### Written instruction
Return the material exactly, first line through the line containing "(0,0) rectangle (1181,608);", and nothing more. Pictures stay out.

### Data
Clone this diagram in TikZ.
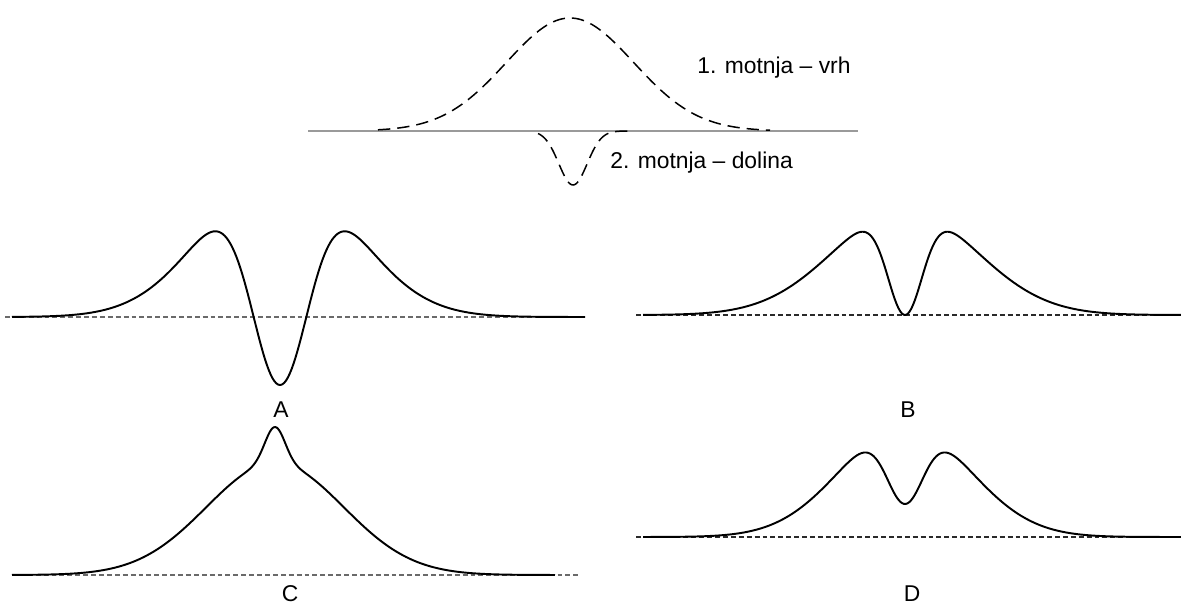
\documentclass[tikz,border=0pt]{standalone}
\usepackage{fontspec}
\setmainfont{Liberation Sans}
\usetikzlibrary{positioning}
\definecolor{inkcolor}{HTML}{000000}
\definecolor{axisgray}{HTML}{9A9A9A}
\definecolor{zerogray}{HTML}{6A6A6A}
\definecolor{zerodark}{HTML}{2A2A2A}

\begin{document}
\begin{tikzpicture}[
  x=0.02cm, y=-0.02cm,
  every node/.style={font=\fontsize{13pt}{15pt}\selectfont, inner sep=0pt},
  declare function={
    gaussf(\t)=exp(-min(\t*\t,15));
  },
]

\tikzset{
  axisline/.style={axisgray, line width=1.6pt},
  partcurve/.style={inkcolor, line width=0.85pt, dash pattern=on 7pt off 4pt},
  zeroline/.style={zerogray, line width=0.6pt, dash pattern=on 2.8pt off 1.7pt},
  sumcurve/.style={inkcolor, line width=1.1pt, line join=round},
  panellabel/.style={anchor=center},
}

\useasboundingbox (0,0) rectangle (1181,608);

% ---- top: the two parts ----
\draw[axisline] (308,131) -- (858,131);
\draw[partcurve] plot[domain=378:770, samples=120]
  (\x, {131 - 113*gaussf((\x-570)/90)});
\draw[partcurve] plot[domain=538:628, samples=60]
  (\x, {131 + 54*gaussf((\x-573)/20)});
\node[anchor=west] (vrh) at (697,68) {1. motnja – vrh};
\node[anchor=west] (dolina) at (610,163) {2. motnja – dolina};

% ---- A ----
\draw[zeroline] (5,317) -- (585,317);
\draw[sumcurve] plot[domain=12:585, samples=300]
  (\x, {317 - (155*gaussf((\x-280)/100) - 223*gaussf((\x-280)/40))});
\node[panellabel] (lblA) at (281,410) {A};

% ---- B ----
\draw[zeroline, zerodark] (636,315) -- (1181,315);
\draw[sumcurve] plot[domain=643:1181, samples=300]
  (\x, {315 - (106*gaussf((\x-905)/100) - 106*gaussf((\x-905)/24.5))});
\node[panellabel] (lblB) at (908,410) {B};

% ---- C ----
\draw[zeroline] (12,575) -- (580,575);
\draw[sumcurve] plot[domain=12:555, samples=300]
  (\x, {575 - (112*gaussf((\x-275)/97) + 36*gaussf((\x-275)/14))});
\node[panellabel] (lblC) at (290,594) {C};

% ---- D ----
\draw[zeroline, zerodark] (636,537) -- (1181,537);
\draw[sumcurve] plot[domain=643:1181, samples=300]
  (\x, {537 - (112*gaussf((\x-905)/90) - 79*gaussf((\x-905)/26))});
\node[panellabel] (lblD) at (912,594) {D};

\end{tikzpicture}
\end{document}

### The reply
Clone this diagram in TikZ.
\documentclass[tikz,border=0pt]{standalone}
\usepackage{fontspec}
\setmainfont{Liberation Sans}
\usetikzlibrary{positioning}
\definecolor{inkcolor}{HTML}{000000}
\definecolor{axisgray}{HTML}{9A9A9A}
\definecolor{zerogray}{HTML}{6A6A6A}
\definecolor{zerodark}{HTML}{2A2A2A}

\begin{document}
\begin{tikzpicture}[
  x=0.02cm, y=-0.02cm,
  every node/.style={font=\fontsize{13pt}{15pt}\selectfont, inner sep=0pt},
  declare function={
    gaussf(\t)=exp(-min(\t*\t,15));
  },
]

\tikzset{
  axisline/.style={axisgray, line width=1.6pt},
  partcurve/.style={inkcolor, line width=0.85pt, dash pattern=on 7pt off 4pt},
  zeroline/.style={zerogray, line width=0.6pt, dash pattern=on 2.8pt off 1.7pt},
  sumcurve/.style={inkcolor, line width=1.1pt, line join=round},
  panellabel/.style={anchor=center},
}

\useasboundingbox (0,0) rectangle (1181,608);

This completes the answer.